In Luke, eating is a radical act because it breaks down cultural boundaries. In Luke, the resurrected Jesus shares that bread once again with his followers. And in feeding them, Jesus opens their eyes, helping them see that Jesus was with them the whole time.
I trust that as we all will take into account how unpredictable life can be. Those days when it feels like we are swimming upstream, we often stand still and look sad. When we don’t get what we want, we stand still and look sad. Dreams may fade and our efforts may fail, when they do we stand still and look sad. We stand still and look sad even though the resurrection has occurred and Jesus is with us.

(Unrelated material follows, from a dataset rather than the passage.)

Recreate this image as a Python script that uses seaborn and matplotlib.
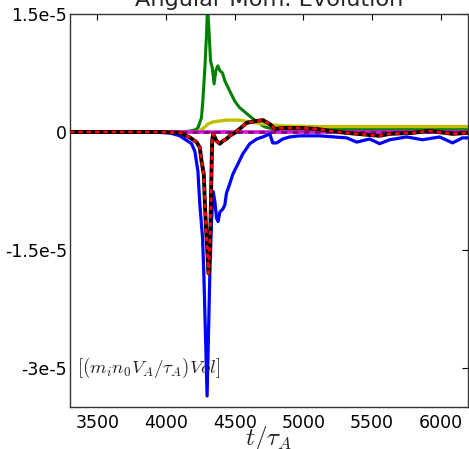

We have celebrated Easter and the resurrection of the Lord. The lines, “We serve a risen saviour,” and “He lives!” have echoed off the walls of the sanctuary. Though life may be hard and filled with disappointments, those are no reasons for us to stand still and look sad. Jesus has conquered death and is with us. Jesus has turned our mourning into dancing.
Let’s be encouraged by the Good News, throughout life’s journey.